Monday, October 26, 2015

Not a Happy Bunny

Updating again in here. As predicted the weather turned nasty from Thursday (it is Monday today). I managed my 2,000 words a day up until that day then on Friday only managed 1,000. At this point I started crashing with panic attacks and depression. The weather doesn’t help since I’m always better when the sun is shining (aren’t we all) but it’s becoming increasingly evident that I’m only keeping this shit at bay with exercise. 


During the last days of last week I felt I needed a rest to give my body time to recover. One of the reasons I felt I needed a rest was because of my arms frequently feeling heavy and numb after a sleep, which I assumed was from the kayaking. Big mistake. I ended up with about a day and a half of panic attacks rolling out one after another. Also, my arms went numb during this, which I now realise has bugger all to do with the kayaking (this numbness can be part of the panic attack thing). Annoyingly these confined me to the house all Saturday and most of Sunday when they were having the kazani next door. 


On Sunday I got dragged out by my neighbour to join in. I was frightened to drink any alcohol at first because I know it contributes to panic attacks. I then thought fuck it and drank raki and ate brisolas. I did feel better until about 8 when I headed inside and slept for a few hours. 


Today I was okay until I felt tired and took a snooze on the sofa. Again I woke up with panic attacks, but not as harsh as before. The rain had stopped today so at midday I headed off into the mountains for a long walk. Yeah, I feel better, better enough to have written a bit more, but things are still not right. I have been fighting this for the best part of two years and I think I’m losing. When I get back to England in the middle of next month it will finally be time to go and see a doctor. Give me drugs or even give me ECT, I don’t care. I just want this to fucking stop.


Sorry about this post being a bit of a downer. Not a happy bunny today. Anyway, 40,000 words done on the new book if that's any consolation!  

10 comments:

nakchak said...

As a fellow sufferer of debilitating self induced mind treachery i wish you well and hope you can defang or at least train the beast that strikes without warning.

Good luck and take it steady.

Jebel Krong said...

No consolation Neal, as I'd give up any future books for your well-being any day, you just have to not force it, the numbness and panic attacks are all connected - obviously to the fear of not having a distraction. At least you are letting it out a bit here, and who knows maybe writing will end up being cathartic (any writing, not just your books).

Take it easy anyway :)

eriko said...

If it makes/helps you feel better to post this kind of thing then please continue to do so.

Andrew said...

My wife has panic attacks. She had periods where she makes real progress and then every so often had a blip, where she goes backwards a bit.

I think it should be expected to have bad patches, but they are much less now. She's just got a part time job, which helps, and keeping active and seeing friends is very important.
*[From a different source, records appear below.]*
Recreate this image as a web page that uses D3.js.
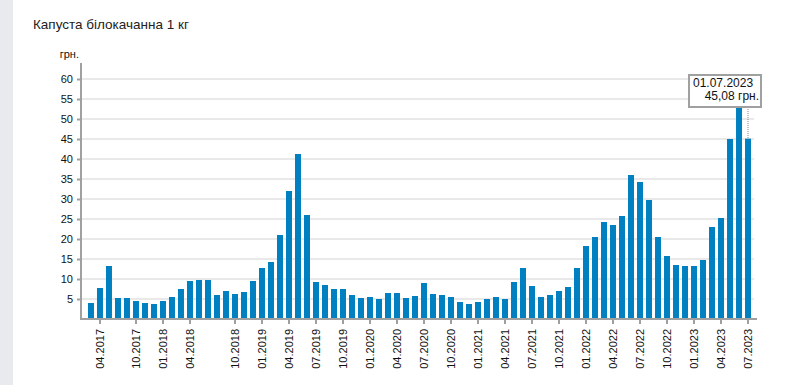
<!DOCTYPE html>
<html>
<head>
<meta charset="utf-8">
<script src="https://cdn.jsdelivr.net/npm/d3@7"></script>
<style>
  body { margin: 0; background: #fff; font-family: "Liberation Sans", Arial, sans-serif; }
  svg { display: block; }
</style>
</head>
<body>
<div id="chart"></div>
<script>
// Chart data: month labels (mm.yyyy) and price in UAH
const months = [
	"03.2017", "04.2017", "05.2017", "06.2017", "08.2017", "10.2017", "11.2017", "12.2017",
	"01.2018", "02.2018", "03.2018", "04.2018", "05.2018", "06.2018", "08.2018", "09.2018",
	"10.2018", "11.2018", "12.2018",
	"01.2019", "02.2019", "03.2019", "04.2019", "05.2019", "06.2019", "07.2019", "08.2019", "09.2019", "10.2019", "11.2019", "12.2019",
	"01.2020", "02.2020", "03.2020", "04.2020", "05.2020", "06.2020", "07.2020", "08.2020", "09.2020", "10.2020", "11.2020", "12.2020",
	"01.2021", "02.2021", "03.2021", "04.2021", "05.2021", "06.2021", "07.2021", "08.2021", "09.2021", "10.2021", "11.2021", "12.2021",
	"01.2022", "02.2022", "03.2022", "04.2022", "05.2022", "06.2022", "07.2022", "08.2022", "09.2022", "10.2022", "11.2022", "12.2022",
	"01.2023", "02.2023", "03.2023", "04.2023", "05.2023", "06.2023", "07.2023"
];
const prices = [
	4.0, 7.75, 13.25, 5.25, 5.25, 4.5, 4.0, 3.75,
	4.5, 5.5, 7.5, 9.5, 9.75, 9.75, 6.0, 7.0,
	6.25, 6.75, 9.5,
	12.75, 14.25, 21.0, 32.0, 41.25, 26.0, 9.25, 8.5, 7.5, 7.5, 6.0, 5.25,
	5.5, 5.0, 6.5, 6.5, 5.25, 5.75, 9.0, 6.25, 6.0, 5.5, 4.25, 3.75,
	4.25, 5.0, 5.5, 5.0, 9.25, 12.75, 8.25, 5.5, 6.0, 7.0, 8.0, 12.75,
	18.25, 20.5, 24.25, 23.5, 25.75, 36.0, 34.25, 29.75, 20.5, 15.75, 13.5, 13.25,
	13.25, 14.75, 23.0, 25.25, 45.0, 56.0, 45.08
];
const yTicks = [5, 10, 15, 20, 25, 30, 35, 40, 45, 50, 55, 60];
const labelMonths = ["01", "04", "07", "10"];

const title = "Капуста білокачанна 1 кг";
const unit = "грн.";

const width = 787, height = 385;
const plotLeft = 81, plotRight = 757, plotTop = 63, plotBottom = 319;

let svg = d3.select("#chart")
	.append("svg")
	.attr("width", width)
	.attr("height", height);

// left gray strip of the page
svg.append("rect")
	.attr("x", 0).attr("y", 0)
	.attr("width", 13).attr("height", height)
	.attr("fill", "#e9eaee");

let x = d3.scaleBand()
	.domain(months)
	.range([plotLeft + 0.5, plotRight + 0.5])
	.paddingInner(1 / 3)
	.paddingOuter(0.72);

let y = d3.scaleLinear()
	.domain([0, 64])
	.range([plotBottom, plotTop]);

// grid lines
svg.append("g")
	.selectAll("line")
	.data(yTicks)
	.enter()
	.append("line")
	.attr("x1", plotLeft)
	.attr("x2", plotRight - 3)
	.attr("y1", function(d) {return y(d)})
	.attr("y2", function(d) {return y(d)})
	.attr("stroke", "#e9e9e9")
	.attr("stroke-width", 2);

// bars
svg.append("g")
	.selectAll("rect")
	.data(prices)
	.enter()
	.append("rect")
	.attr("x", function(d, i) {return x(months[i])})
	.attr("y", function(d) {return y(d)})
	.attr("width", x.bandwidth())
	.attr("height", function(d) {return y(0) - y(d)})
	.attr("fill", "#0080c1");

// Y axis
let yAxis = svg.append("g")
	.attr("transform", "translate(" + plotLeft + ",0)")
	.call(d3.axisLeft(y).tickValues(yTicks).tickSize(4).tickPadding(4));
yAxis.select(".domain").remove();
yAxis.selectAll(".tick line").attr("stroke", "#a0a0a0").attr("stroke-width", 2);
yAxis.selectAll("text")
	.style("font-family", "Liberation Sans, Arial, sans-serif")
	.style("font-size", "11px")
	.attr("fill", "#111");

svg.append("line")
	.attr("x1", plotLeft).attr("x2", plotLeft)
	.attr("y1", plotTop).attr("y2", plotBottom + 1)
	.attr("stroke", "#a0a0a0")
	.attr("stroke-width", 2);

// X axis
let shown = months.filter(function(m) {return labelMonths.indexOf(m.slice(0, 2)) >= 0 && m != "03.2017"});
let xAxis = svg.append("g")
	.attr("transform", "translate(0," + plotBottom + ")")
	.call(d3.axisBottom(x).tickValues(shown).tickSize(5).tickPadding(6));
xAxis.select(".domain").remove();
xAxis.selectAll(".tick line").attr("stroke", "#a0a0a0").attr("stroke-width", 2);
xAxis.selectAll("text")
	.style("font-family", "Liberation Sans, Arial, sans-serif")
	.style("font-size", "11px")
	.attr("fill", "#111")
	.attr("transform", "rotate(-90)")
	.attr("x", -10)
	.attr("y", 0)
	.attr("dy", "0.35em")
	.style("text-anchor", "end");

svg.append("line")
	.attr("x1", plotLeft - 1).attr("x2", plotRight)
	.attr("y1", plotBottom).attr("y2", plotBottom)
	.attr("stroke", "#a0a0a0")
	.attr("stroke-width", 2);

// title and unit
svg.append("text")
	.attr("x", 33).attr("y", 29)
	.style("font-size", "13.5px")
	.attr("fill", "#222")
	.text(title);

svg.append("text")
	.attr("x", 79).attr("y", 58)
	.style("text-anchor", "end")
	.style("font-size", "11px")
	.attr("fill", "#111")
	.text(unit);

// tooltip on the last point
let last = months.length - 1;
let cx = x(months[last]) + x.bandwidth() / 2;
let boxW = 72, boxH = 32, boxX = cx + 13 - boxW, boxY = 75;

svg.append("line")
	.attr("x1", cx).attr("x2", cx)
	.attr("y1", boxY + boxH)
	.attr("y2", y(prices[last]))
	.attr("stroke", "#888")
	.attr("stroke-width", 1)
	.attr("stroke-dasharray", "1,1");

svg.append("rect")
	.attr("x", boxX).attr("y", boxY)
	.attr("width", boxW).attr("height", boxH)
	.attr("fill", "#fff")
	.attr("stroke", "#a0a0a0")
	.attr("stroke-width", 2);

let parts = months[last].split(".");
svg.append("text")
	.attr("x", boxX + 4).attr("y", boxY + 12)
	.style("font-size", "12px")
	.attr("fill", "#111")
	.text("01." + parts[0] + "." + parts[1]);

svg.append("text")
	.attr("x", boxX + boxW - 2).attr("y", boxY + 25)
	.style("text-anchor", "end")
	.style("font-size", "12px")
	.attr("fill", "#111")
	.text(prices[last].toFixed(2).replace(".", ",") + " " + unit);
</script>
</body>
</html>
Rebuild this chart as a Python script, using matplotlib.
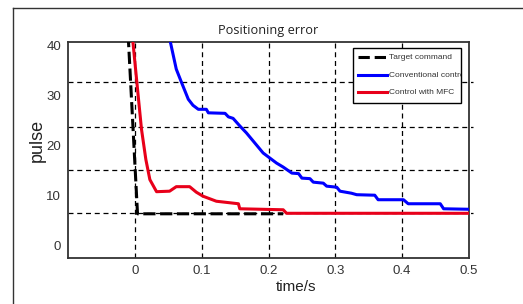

The doctors is a good option, sounds like you could do with some assistance.

Unknown said...

Hi Neal, as a fan, recently retired GP and a previous sufferer of anxiety attacks your post concerns me greatly. Note I say previous sufferer, help from your doctor is available and works. What you have is not trivial and like I did, you should say to yourself enough is enough and I don't want to feel like this any more. Talking therapies can help but can be overrated, drugs however can be very effective, especially SSRI's, which in fact are very well tolerated by most people and won't turn you into a zombie. You have an "affective disorder" where low mood and anxiety coexist like Laurel and Hardy, the main variation is that in some people depression predominates, in others the anxiety, most people have a mix, the treatment for the anxiety (of which panic attacks are just one facet), is the same as for the depression, they are part of the same condition and you need help. Men are notorious for not seeking help, feeling that this is not really a proper illness. It is, and believe me, you are not alone, I have had hundreds of consultations with all sorts of people suffering from this and similar conditions. Please see your doctor soon as you can.
My motivation here is entirely selfish, I have nearly read everything you have written and I want more!

Andrew said...
This comment has been removed by the author.
Andrew said...

Yes, my wife found medication the best method to deal with it. It has no adverse effects at all (for her), but is really the thing they has stopped the panic attacks. She didn't find cognitive behavioural therapy any use at all.

(Previous post deleted because of spelling mistakes)

Unknown said...

Hi Neal,

We're all grown, intelligent men, but there are puzzles we can not solve alone. I nearly walked into the sea last year, but decided to give this crapshoot another chance at the last moment.

Looking back now I understand why I almost went that path, but i disagree with myself on it. There are solutions, things can be viewed from another perspective and changed. Not solved, but made bearable so you can enjoy other things again.

Get help, but find your own truth in that (be it medicine, therapy, or communal living or whatever). Good night and good luck!

The Skinner said...

Thanks for the comments. I've taken the drugs route now. I have Xanax if things get bad again with panic attacks etc., but it's not something I want to use often. I have also started on a ssri - escitalopram. Hopefully this will sort me out..

Mark Lee said...

I must appreciate the way you have expressed your feelings through your blog!